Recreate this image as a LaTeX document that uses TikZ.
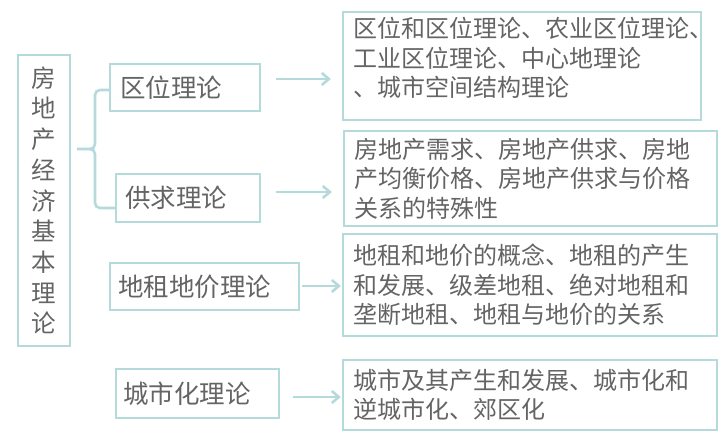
\documentclass[tikz,border=0pt]{standalone}
\usepackage{fontspec}
\setmainfont{Noto Sans CJK SC}
\usetikzlibrary{arrows.meta}
\definecolor{boxline}{RGB}{180,218,220}
\definecolor{txtgray}{RGB}{100,100,100}
\begin{document}
\begin{tikzpicture}[x=1pt, y=-1pt,
    box/.style={draw=boxline, line width=2.4pt, text=txtgray, inner ysep=0pt},
    sub/.style={box, align=left, font=\fontsize{25.5}{30}\selectfont},
    desc/.style={box, align=left, inner xsep=10pt, font=\fontsize{24}{29.5}\selectfont},
    arr/.style={draw=boxline, line width=2.6pt, -{Straight Barb[length=7pt, width=12pt]}}]
    \useasboundingbox (0,0) rectangle (728,447);
    % Main title
    \node[box, align=center, minimum width=52pt, minimum height=291pt,
      font=\fontsize{24.5}{30.7}\selectfont] (main) at (44,200.5)
      {房\\地\\产\\经\\济\\基\\本\\理\\论};
    % Left column
    \node[sub, inner xsep=10pt, text width=130pt, minimum height=47pt] (qw) at (185,87.5) {区位理论};
    \node[sub, inner xsep=9pt, text width=126pt, minimum height=48pt] (gq) at (188,198) {供求理论};
    \node[sub, inner xsep=8pt, text width=173pt, minimum height=47pt] (dz) at (204.5,286.5) {地租地价理论};
    \node[sub, inner xsep=7pt, text width=149pt, minimum height=49pt] (cs) at (197.5,393.5) {城市化理论};
    % Right column
    \node[desc, text width=338pt, minimum height=108pt] (r1) at (522,66)
      {区位和区位理论、农业区位理论、\\工业区位理论、中心地理论\\、城市空间结构理论\rule[-18pt]{0pt}{18pt}};
    \node[desc, text width=353pt, minimum height=95pt] (r2) at (530.5,178.5)
      {房地产需求、房地产供求、房地\\产均衡价格、房地产供求与价格\\关系的特殊性};
    \node[desc, text width=354pt, minimum height=102pt] (r3) at (530,285)
      {地租和地价的概念、地租的产生\\和发展、级差地租、绝对地租和\\垄断地租、地租与地价的关系};
    \node[desc, text width=354pt, minimum height=70pt] (r4) at (530,395)
      {城市及其产生和发展、城市化和\\逆城市化、郊区化};
    % Brace
    \draw[boxline, line width=2.6pt] (qw.west |- 0,90) -- (100,90) to[out=180, in=90] (95,95)
      -- (95,144) to[out=-90, in=0] (90,149) -- (77,149);
    \draw[boxline, line width=2.6pt] (90,149) to[out=0, in=90] (95,154) -- (95,203)
      to[out=-90, in=180] (100,208) -- (gq.west |- 0,208);
    % Arrows
    \coordinate (a1) at ([yshift=8.5pt]qw.east);
    \coordinate (a2) at ([yshift=6pt]gq.east);
    \coordinate (a3) at ([yshift=0.5pt]dz.east);
    \coordinate (a4) at ([yshift=-3.5pt]cs.east);
    \draw[arr, shorten <=15pt, shorten >=11pt] (a1) -- (a1 -| r1.west);
    \draw[arr, shorten <=15pt, shorten >=11pt] (a2) -- (a2 -| r2.west);
    \draw[arr, shorten <=2pt, shorten >=1pt] (a3) -- (a3 -| r3.west);
    \draw[arr, shorten <=13pt, shorten >=1pt] (a4) -- (a4 -| r4.west);
  \end{tikzpicture}
\end{document}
──────
• **Written problem**
Leaving the pictures aside, transcribe the entire listing exactly.

• **Answer to the exercise**
Recreate this image as a LaTeX document that uses TikZ.
\documentclass[tikz,border=0pt]{standalone}
\usepackage{fontspec}
\setmainfont{Noto Sans CJK SC}
\usetikzlibrary{arrows.meta}
\definecolor{boxline}{RGB}{180,218,220}
\definecolor{txtgray}{RGB}{100,100,100}
\begin{document}
\begin{tikzpicture}[x=1pt, y=-1pt,
    box/.style={draw=boxline, line width=2.4pt, text=txtgray, inner ysep=0pt},
    sub/.style={box, align=left, font=\fontsize{25.5}{30}\selectfont},
    desc/.style={box, align=left, inner xsep=10pt, font=\fontsize{24}{29.5}\selectfont},
    arr/.style={draw=boxline, line width=2.6pt, -{Straight Barb[length=7pt, width=12pt]}}]
    \useasboundingbox (0,0) rectangle (728,447);
    % Main title
    \node[box, align=center, minimum width=52pt, minimum height=291pt,
      font=\fontsize{24.5}{30.7}\selectfont] (main) at (44,200.5)
      {房\\地\\产\\经\\济\\基\\本\\理\\论};
    % Left column
    \node[sub, inner xsep=10pt, text width=130pt, minimum height=47pt] (qw) at (185,87.5) {区位理论};
    \node[sub, inner xsep=9pt, text width=126pt, minimum height=48pt] (gq) at (188,198) {供求理论};
    \node[sub, inner xsep=8pt, text width=173pt, minimum height=47pt] (dz) at (204.5,286.5) {地租地价理论};
    \node[sub, inner xsep=7pt, text width=149pt, minimum height=49pt] (cs) at (197.5,393.5) {城市化理论};
    % Right column
    \node[desc, text width=338pt, minimum height=108pt] (r1) at (522,66)
      {区位和区位理论、农业区位理论、\\工业区位理论、中心地理论\\、城市空间结构理论\rule[-18pt]{0pt}{18pt}};
    \node[desc, text width=353pt, minimum height=95pt] (r2) at (530.5,178.5)
      {房地产需求、房地产供求、房地\\产均衡价格、房地产供求与价格\\关系的特殊性};
    \node[desc, text width=354pt, minimum height=102pt] (r3) at (530,285)
      {地租和地价的概念、地租的产生\\和发展、级差地租、绝对地租和\\垄断地租、地租与地价的关系};
    \node[desc, text width=354pt, minimum height=70pt] (r4) at (530,395)
      {城市及其产生和发展、城市化和\\逆城市化、郊区化};
    % Brace
    \draw[boxline, line width=2.6pt] (qw.west |- 0,90) -- (100,90) to[out=180, in=90] (95,95)
      -- (95,144) to[out=-90, in=0] (90,149) -- (77,149);
    \draw[boxline, line width=2.6pt] (90,149) to[out=0, in=90] (95,154) -- (95,203)
      to[out=-90, in=180] (100,208) -- (gq.west |- 0,208);
    % Arrows
    \coordinate (a1) at ([yshift=8.5pt]qw.east);
    \coordinate (a2) at ([yshift=6pt]gq.east);
    \coordinate (a3) at ([yshift=0.5pt]dz.east);
    \coordinate (a4) at ([yshift=-3.5pt]cs.east);
    \draw[arr, shorten <=15pt, shorten >=11pt] (a1) -- (a1 -| r1.west);
    \draw[arr, shorten <=15pt, shorten >=11pt] (a2) -- (a2 -| r2.west);
    \draw[arr, shorten <=2pt, shorten >=1pt] (a3) -- (a3 -| r3.west);
    \draw[arr, shorten <=13pt, shorten >=1pt] (a4) -- (a4 -| r4.west);
  \end{tikzpicture}
\end{document}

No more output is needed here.